Saturday, June 13, 2015

A Scala Developer's Perspective on Swift Protocols

Alternate title: error: protocol 'Foo' can only be used as a generic constraint because it has Self or associated type requirements

Swift is cool. It's rocking that functional paradigm without giving up the OO strengths that make it possible to comprehensibly compose massively complex applications. It reminds me of Scala, which straddles that same gap comfortably and to great effect. However... what the heck is going on with typealiases in protocols?

I'd like to give a motivating example. Here is a pretty canonical example of the Observer Pattern written in Scala:
    trait Observer[T] {
      def notifyMe(param: T)
    }

    var notified = 0

    val intObservers: List[Observer[Int]] = List(
      new Observer[Int] {
        def notifyMe(param: Int) {
          notified = 1
        }
      }
    )

    assert(notified == 0)
    intObservers.foreach(_.notifyMe(1))
    assert(notified == 1)
Pretty straightforward. We have a generic observer trait that we specialize to a registry that accepts ints, then we notify all observers in the registry with an int param.
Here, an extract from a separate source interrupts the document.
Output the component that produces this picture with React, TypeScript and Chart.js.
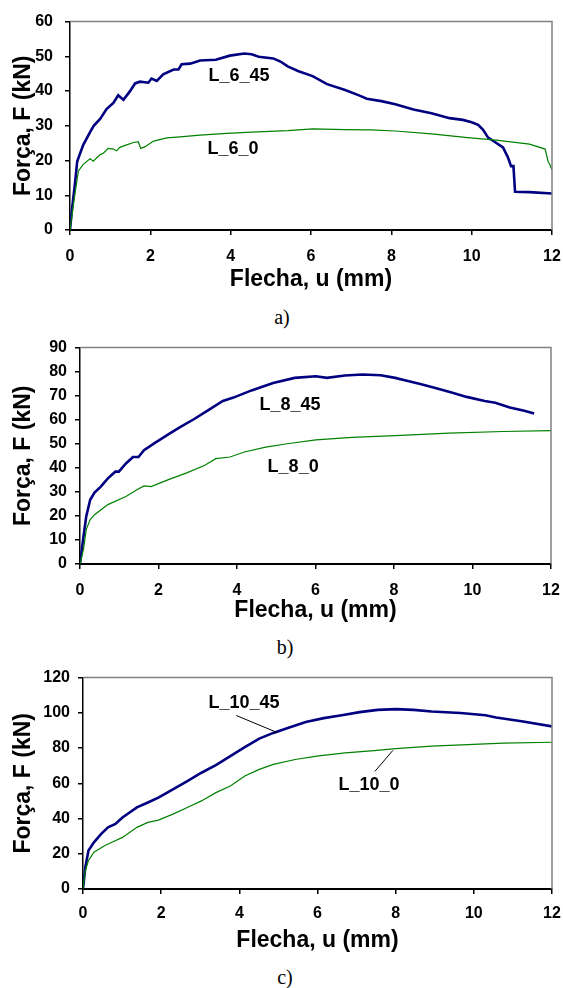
import React, { useEffect, useRef } from 'react';
import { Chart, registerables } from 'chart.js';
Chart.register(...registerables);

const FONT = '"Liberation Sans", Arial, Helvetica, sans-serif';
const BLUE = '#000080';
const GREEN = '#008000';

// ---------- Panel a) ----------
const a45U = [0, 0.05, 0.12, 0.18, 0.33, 0.5, 0.59, 0.75, 0.91, 1.08, 1.2, 1.25, 1.33, 1.49, 1.62, 1.74, 1.95, 2.03, 2.16, 2.32, 2.58, 2.7, 2.78, 2.99, 3.24, 3.63, 3.98, 4.34, 4.52, 4.7, 5.06, 5.24, 5.42, 5.69, 6.04, 6.4, 6.85, 7.21, 7.39, 7.75, 8.1, 8.55, 9.0, 9.45, 9.78, 10.0, 10.16, 10.28, 10.41, 10.53, 10.78, 10.9, 10.98, 11.04, 11.08, 11.44, 12.0];
const a45F = [0, 6, 13, 19.8, 24.5, 28.2, 30, 32, 34.8, 36.6, 38.8, 38.3, 37.5, 39.9, 42.2, 42.7, 42.4, 43.6, 42.9, 44.8, 46.2, 46.2, 47.7, 47.9, 48.8, 49.0, 50.2, 50.8, 50.6, 49.9, 49.4, 48.5, 47.1, 45.7, 44.3, 42.0, 40.3, 38.7, 37.8, 37.1, 36.2, 34.7, 33.6, 32.2, 31.7, 31.0, 30.3, 28.9, 26.6, 25.7, 23.8, 21.0, 18.4, 18.4, 11.0, 10.9, 10.5];
const a0U = [0, 0.1, 0.21, 0.33, 0.5, 0.58, 0.75, 0.83, 0.95, 1.08, 1.16, 1.24, 1.41, 1.58, 1.7, 1.76, 1.87, 2.08, 2.41, 2.74, 3.24, 3.9, 4.52, 5.42, 6.04, 6.85, 7.5, 8.1, 9.0, 9.9, 10.61, 11.44, 11.83, 11.9, 11.96, 12.0];
const a0F = [0, 8.6, 17, 18.9, 20.5, 19.8, 21.7, 22.1, 23.5, 23.3, 22.8, 23.8, 24.5, 25.2, 25.4, 23.5, 24.0, 25.6, 26.5, 26.8, 27.3, 27.8, 28.2, 28.6, 29.1, 28.9, 28.8, 28.5, 27.7, 26.6, 25.9, 24.7, 23.3, 19.8, 18.5, 17.3];

// ---------- Panel b) ----------
const b45U = [0, 0.09, 0.16, 0.26, 0.37, 0.53, 0.71, 0.9, 0.99, 1.17, 1.35, 1.49, 1.63, 1.9, 2.27, 2.54, 2.91, 3.27, 3.64, 3.91, 4.37, 4.92, 5.47, 6.01, 6.29, 6.75, 7.2, 7.66, 8.03, 8.3, 8.67, 9.03, 9.49, 9.85, 10.31, 10.58, 10.95, 11.32, 11.57];
const b45F = [0, 11.6, 19.9, 26.7, 29.7, 32.2, 35.6, 38.4, 38.4, 41.8, 44.5, 44.5, 47.3, 50.3, 54.1, 56.8, 60.3, 64.0, 67.8, 69.2, 72.2, 75.3, 77.4, 78.1, 77.4, 78.4, 78.8, 78.5, 77.4, 76.3, 74.9, 73.3, 71.2, 69.5, 67.8, 67.1, 65.1, 63.7, 62.6];
const b0U = [0, 0.09, 0.16, 0.26, 0.37, 0.71, 1.17, 1.44, 1.63, 1.81, 2.27, 2.72, 3.18, 3.46, 3.82, 4.19, 4.73, 5.28, 6.01, 6.93, 8.03, 9.4, 10.77, 12.0];
const b0F = [0, 6.2, 14.4, 18.5, 20.5, 24.7, 28.1, 30.8, 32.5, 32.2, 35.2, 37.9, 41.1, 43.8, 44.5, 46.6, 48.6, 50.0, 51.6, 52.7, 53.4, 54.4, 55.1, 55.5];

// ---------- Panel c) ----------
const c45U = [0, 0.06, 0.14, 0.28, 0.46, 0.64, 0.83, 1.01, 1.38, 1.66, 1.93, 2.3, 2.67, 3.03, 3.4, 3.77, 4.14, 4.51, 4.87, 5.24, 5.7, 6.16, 6.62, 7.08, 7.54, 8.0, 8.46, 8.92, 9.66, 10.3, 10.57, 11.22, 12.0];
const c45F = [0, 12.4, 21.8, 26.5, 31.2, 35.0, 36.9, 40.6, 46.3, 49.1, 51.9, 56.6, 61.3, 66.0, 70.3, 75.4, 80.5, 85.4, 88.6, 91.4, 94.8, 97.0, 98.6, 100.4, 101.7, 102.1, 101.7, 100.8, 99.9, 98.6, 97.4, 95.2, 92.3];
const c0U = [0, 0.06, 0.14, 0.28, 0.55, 0.74, 1.01, 1.38, 1.66, 1.93, 2.3, 2.67, 3.03, 3.4, 3.77, 4.14, 4.51, 4.87, 5.43, 5.98, 6.71, 7.45, 8.0, 8.92, 9.84, 10.76, 12.0];
const c0F = [0, 10.5, 16.2, 20.9, 24.6, 26.5, 29.3, 35.0, 37.8, 39.1, 42.5, 46.3, 50.0, 54.7, 58.5, 64.1, 67.9, 70.7, 73.5, 75.4, 77.3, 78.6, 79.7, 81.1, 82.0, 82.8, 83.3];

// Labels (text, u, F) and leader lines
const aLabels = [
  { text: 'L_6_45', u: 4.21, F: 44.3 },
  { text: 'L_6_0', u: 4.06, F: 23.3 },
];
const bLabels = [
  { text: 'L_8_45', u: 5.35, F: 66 },
  { text: 'L_8_0', u: 5.43, F: 40.5 },
];
const cLabels = [
  { text: 'L_10_45', u: 4.12, F: 105.8 },
  { text: 'L_10_0', u: 7.32, F: 58.9 },
];
const cLeaders = [
  [3.92, 98.5, 4.96, 88.9],
  [7.47, 66.8, 7.93, 78.7],
];

const X_TITLE = 'Flecha, u (mm)';
const Y_TITLE = 'Força, F (kN)';

const pts = (u: number[], f: number[]) => u.map((x, i) => ({ x, y: f[i] }));

const framePlugin = {
  id: 'frame',
  afterDatasetsDraw(chart: any, _a: any, opts: any) {
    const { ctx, chartArea } = chart;
    const { left, right, top, bottom } = chartArea;
    ctx.save();
    ctx.strokeStyle = '#808080';
    ctx.lineWidth = 1.5;
    ctx.beginPath();
    ctx.moveTo(left, top);
    ctx.lineTo(right, top);
    ctx.lineTo(right, bottom);
    ctx.stroke();
    const xs = chart.scales.x;
    const ys = chart.scales.y;
    ctx.strokeStyle = '#000';
    ctx.lineWidth = 1;
    (opts.leaders || []).forEach((l: number[]) => {
      ctx.beginPath();
      ctx.moveTo(xs.getPixelForValue(l[0]), ys.getPixelForValue(l[1]));
      ctx.lineTo(xs.getPixelForValue(l[2]), ys.getPixelForValue(l[3]));
      ctx.stroke();
    });
    ctx.fillStyle = '#000';
    ctx.font = `bold 18px ${FONT}`;
    ctx.textAlign = 'center';
    ctx.textBaseline = 'middle';
    (opts.labels || []).forEach((l: any) => {
      ctx.fillText(l.text, xs.getPixelForValue(l.u), ys.getPixelForValue(l.F));
    });
    ctx.restore();
  },
};

type PanelProps = {
  top: number;
  height: number;
  d45: { x: number; y: number }[];
  d0: { x: number; y: number }[];
  yMax: number;
  yStep: number;
  padTop: number;
  plotRight: number;
  yWidth: number;
  xHeight: number;
  yTickPad: number;
  xTickPad: number;
  xTitlePad: number;
  labels: any[];
  leaders: number[][];
  caption: string;
  capX: number;
  capY: number;
};

function Panel(p: PanelProps) {
  const ref = useRef<HTMLCanvasElement>(null);
  useEffect(() => {
    if (!ref.current) return;
    const chart = new Chart(ref.current, {
      type: 'line',
      data: {
        datasets: [
          { data: p.d0, borderColor: GREEN, borderWidth: 1.2, pointRadius: 0, tension: 0, fill: false },
          { data: p.d45, borderColor: BLUE, borderWidth: 2.6, pointRadius: 0, tension: 0, fill: false },
        ],
      },
      options: {
        animation: false,
        responsive: false,
        layout: { padding: { top: p.padTop, right: 0, bottom: 0, left: 0 } },
        plugins: {
          legend: { display: false },
          tooltip: { enabled: false },
          frame: { labels: p.labels, leaders: p.leaders },
        } as any,
        scales: {
          x: {
            type: 'linear',
            min: 0,
            max: 12,
            afterFit: (s: any) => {
              s.height = p.xHeight;
              s.paddingRight = 563 - p.plotRight;
              s.paddingLeft = 0;
            },
            ticks: { stepSize: 2, color: '#000', padding: p.xTickPad, font: { family: FONT, size: 16, weight: 'bold' } },
            grid: { drawOnChartArea: false, drawTicks: true, tickLength: 5, color: '#000', lineWidth: 1.5 },
            border: { display: true, color: '#000', width: 2 },
            title: { display: true, text: X_TITLE, color: '#000', padding: { top: 0, bottom: p.xTitlePad }, font: { family: FONT, size: 23, weight: 'bold' } },
          },
          y: {
            type: 'linear',
            min: 0,
            max: p.yMax,
            afterFit: (s: any) => { s.width = p.yWidth; },
            ticks: { stepSize: p.yStep, color: '#000', padding: p.yTickPad, font: { family: FONT, size: 16, weight: 'bold' } },
            grid: { drawOnChartArea: false, drawTicks: true, tickLength: 5, color: '#000', lineWidth: 1.5 },
            border: { display: true, color: '#000', width: 1.5 },
            title: { display: true, text: Y_TITLE, color: '#000', padding: { top: 10, bottom: 0 }, font: { family: FONT, size: 23, weight: 'bold' } },
          },
        },
      } as any,
      plugins: [framePlugin],
    });
    return () => chart.destroy();
  }, []);
  return (
    <>
      <canvas ref={ref} width={563} height={p.height} style={{ position: 'absolute', left: 0, top: p.top, width: 563, height: p.height }} />
      <div style={{ position: 'absolute', left: p.capX - 30, top: p.capY - 12, width: 60, height: 24, lineHeight: '24px', textAlign: 'center', fontFamily: '"Liberation Serif", "Times New Roman", serif', fontSize: 20, color: '#000' }}>{p.caption}</div>
    </>
  );
}

export default function App() {
  return (
    <div style={{ position: 'absolute', left: 0, top: 0, width: 563, height: 988, background: '#fff' }}>
      <Panel top={0} height={300} d45={pts(a45U, a45F)} d0={pts(a0U, a0F)} yMax={60} yStep={10}
        padTop={16} plotRight={552} yWidth={70} xHeight={70} yTickPad={12} xTickPad={12} xTitlePad={7}
        labels={aLabels} leaders={[]} caption="a)" capX={282} capY={317} />
      <Panel top={330} height={300} d45={pts(b45U, b45F)} d0={pts(b0U, b0F)} yMax={90} yStep={10}
        padTop={16} plotRight={551} yWidth={80} xHeight={66} yTickPad={8} xTickPad={12} xTitlePad={6}
        labels={bLabels} leaders={[]} caption="b)" capX={285} capY={647} />
      <Panel top={660} height={300} d45={pts(c45U, c45F)} d0={pts(c0U, c0F)} yMax={120} yStep={20}
        padTop={17} plotRight={552} yWidth={83} xHeight={71} yTickPad={8} xTickPad={10} xTitlePad={6}
        labels={cLabels} leaders={cLeaders} caption="c)" capX={285} capY={977} />
    </div>
  );
}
Now let's have a look at how we might (naively) implement such a pattern in Swift:
    protocol Observer {
        typealias T
        func notifyMe(param: T)
    }

    var notified = 0

    // super annoying, no anonymous classes in Swift!
    class ObserverImpl: Observer {
        typealias T = Int
        func notifyMe(param: T) {
            notified = param
        }
    }

    var intObservers: [Observer<Int>] = [AnyObserver(ObserverImpl())] 

    assert(notified == 0)
    intObservers.forEach { $0.notifyMe(1) } 
    assert(notified == 1)  
Again pretty straightforward but this time on compile we get the following errors:
Cannot specialize non-generic type 'Observer'
Member 'notifyMe' cannot be used on a value of protocol type 'Observer'; use a generic constraint instead
What? I'm really not allowed to constrain my generic protocol to a specialized type that I can concretely operate on? Yep. Them's the breaks -- protocols really are not interfaces, and once you add typealiases to them you lose all ability to refer to them concretely in your program. So that sucks, but fortunately there's a semi-reasonable way around this! Apple themselves apply this pattern all over the place in the standard Swift libraries because, it turns out, generic programming is really useful - and a huge part of that is the need to refer to type-constrained generic interfaces. The solution is to wrap our generic protocol in a concrete class. The new struct AnyObserver is providing the compiler with additional type information that it can't guarantee from the protocol at compile-time.
    protocol Observer {
        typealias T
        func notifyMe(param: T)
    }

    struct AnyObserver<T>: Observer {
        private let _notifyMe: (T) -> Void
        
        init<O: Observer where T == O.T>(_ observer: O) {
            _notifyMe = observer.notifyMe
        }
        
        func notifyMe(param: T) {
            _notifyMe(param)
        }
    }

    var notified = 0

    class ObserverImpl: Observer {
        typealias T = Int
        func notifyMe(param: T) {
            notified = param
        }
    }

    var intObservers: [AnyObserver<Int>] = [AnyObserver(ObserverImpl())]

    assert(notified == 0)
    intObservers.forEach { $0.notifyMe(1) }
    assert(notified == 1)
So for a bit of extra code we get to have our cake and eat it too. In this contrived example that seems like a pretty good deal, but if you imagine the complexity of generic interfaces you can come up with in, e.g., a large enterprise app (or heck Facebook or something), you might think twice about having to repeat your interfaces everywhere you have an Any* wrapper. C'est la Swift.